Set the listing down unchanged, minus every embedded image.
====================
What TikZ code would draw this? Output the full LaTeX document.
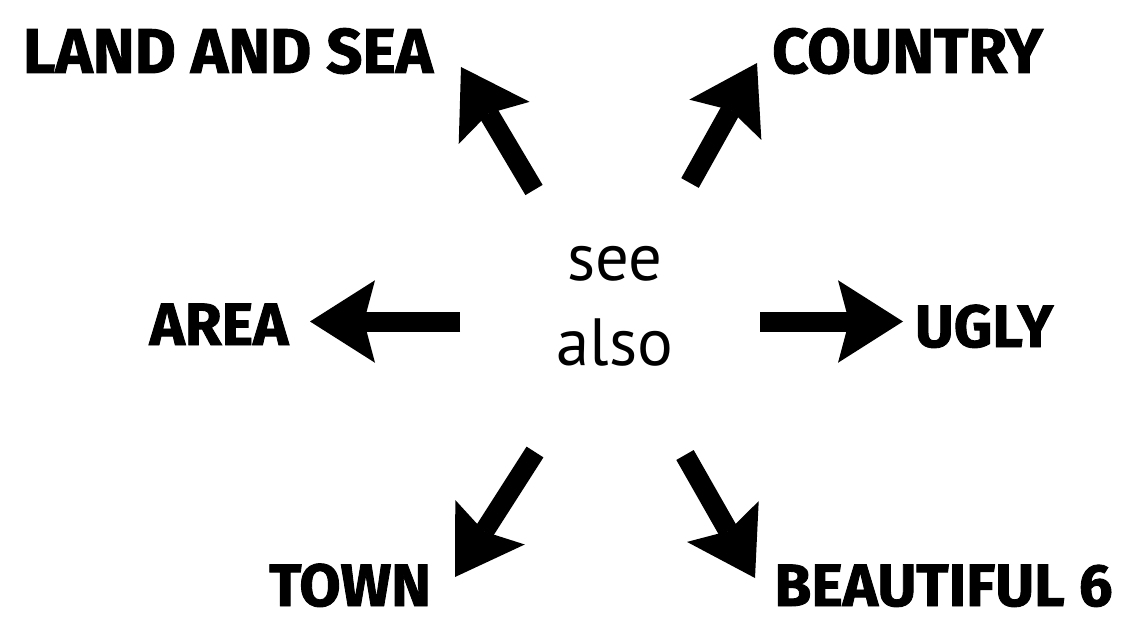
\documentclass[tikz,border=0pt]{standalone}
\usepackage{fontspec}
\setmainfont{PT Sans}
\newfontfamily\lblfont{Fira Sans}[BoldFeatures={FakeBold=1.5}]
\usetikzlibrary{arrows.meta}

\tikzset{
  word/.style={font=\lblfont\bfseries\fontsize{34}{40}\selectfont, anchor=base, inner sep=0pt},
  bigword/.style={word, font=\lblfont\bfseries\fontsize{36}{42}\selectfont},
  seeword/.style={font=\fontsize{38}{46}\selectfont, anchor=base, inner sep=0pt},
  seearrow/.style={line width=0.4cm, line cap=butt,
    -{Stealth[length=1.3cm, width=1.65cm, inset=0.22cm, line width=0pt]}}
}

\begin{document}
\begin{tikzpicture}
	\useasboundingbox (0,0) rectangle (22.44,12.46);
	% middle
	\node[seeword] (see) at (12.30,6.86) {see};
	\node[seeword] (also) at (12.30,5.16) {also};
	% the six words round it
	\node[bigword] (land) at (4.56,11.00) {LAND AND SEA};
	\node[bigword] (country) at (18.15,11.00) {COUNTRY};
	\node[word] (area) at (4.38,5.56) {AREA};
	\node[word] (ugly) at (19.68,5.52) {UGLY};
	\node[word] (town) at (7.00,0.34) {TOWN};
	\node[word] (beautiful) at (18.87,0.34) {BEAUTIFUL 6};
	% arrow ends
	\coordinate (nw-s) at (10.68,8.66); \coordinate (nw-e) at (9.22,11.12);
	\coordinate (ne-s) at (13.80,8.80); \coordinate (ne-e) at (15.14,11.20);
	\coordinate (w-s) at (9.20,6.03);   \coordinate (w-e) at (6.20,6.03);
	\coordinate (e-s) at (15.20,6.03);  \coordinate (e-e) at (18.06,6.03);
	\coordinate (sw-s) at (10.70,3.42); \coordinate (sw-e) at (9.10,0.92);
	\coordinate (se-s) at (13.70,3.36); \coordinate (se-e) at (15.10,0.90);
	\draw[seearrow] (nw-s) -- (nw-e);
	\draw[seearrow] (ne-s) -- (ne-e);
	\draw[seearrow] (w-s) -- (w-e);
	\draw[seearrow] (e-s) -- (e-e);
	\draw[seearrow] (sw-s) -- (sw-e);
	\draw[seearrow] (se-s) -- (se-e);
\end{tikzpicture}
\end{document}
====================
ANSWER TO THIS PROBLEM:
What TikZ code would draw this? Output the full LaTeX document.
\documentclass[tikz,border=0pt]{standalone}
\usepackage{fontspec}
\setmainfont{PT Sans}
\newfontfamily\lblfont{Fira Sans}[BoldFeatures={FakeBold=1.5}]
\usetikzlibrary{arrows.meta}

\tikzset{
  word/.style={font=\lblfont\bfseries\fontsize{34}{40}\selectfont, anchor=base, inner sep=0pt},
  bigword/.style={word, font=\lblfont\bfseries\fontsize{36}{42}\selectfont},
  seeword/.style={font=\fontsize{38}{46}\selectfont, anchor=base, inner sep=0pt},
  seearrow/.style={line width=0.4cm, line cap=butt,
    -{Stealth[length=1.3cm, width=1.65cm, inset=0.22cm, line width=0pt]}}
}

\begin{document}
\begin{tikzpicture}
	\useasboundingbox (0,0) rectangle (22.44,12.46);
	% middle
	\node[seeword] (see) at (12.30,6.86) {see};
	\node[seeword] (also) at (12.30,5.16) {also};
	% the six words round it
	\node[bigword] (land) at (4.56,11.00) {LAND AND SEA};
	\node[bigword] (country) at (18.15,11.00) {COUNTRY};
	\node[word] (area) at (4.38,5.56) {AREA};
	\node[word] (ugly) at (19.68,5.52) {UGLY};
	\node[word] (town) at (7.00,0.34) {TOWN};
	\node[word] (beautiful) at (18.87,0.34) {BEAUTIFUL 6};
	% arrow ends
	\coordinate (nw-s) at (10.68,8.66); \coordinate (nw-e) at (9.22,11.12);
	\coordinate (ne-s) at (13.80,8.80); \coordinate (ne-e) at (15.14,11.20);
	\coordinate (w-s) at (9.20,6.03);   \coordinate (w-e) at (6.20,6.03);
	\coordinate (e-s) at (15.20,6.03);  \coordinate (e-e) at (18.06,6.03);
	\coordinate (sw-s) at (10.70,3.42); \coordinate (sw-e) at (9.10,0.92);
	\coordinate (se-s) at (13.70,3.36); \coordinate (se-e) at (15.10,0.90);
	\draw[seearrow] (nw-s) -- (nw-e);
	\draw[seearrow] (ne-s) -- (ne-e);
	\draw[seearrow] (w-s) -- (w-e);
	\draw[seearrow] (e-s) -- (e-e);
	\draw[seearrow] (sw-s) -- (sw-e);
	\draw[seearrow] (se-s) -- (se-e);
\end{tikzpicture}
\end{document}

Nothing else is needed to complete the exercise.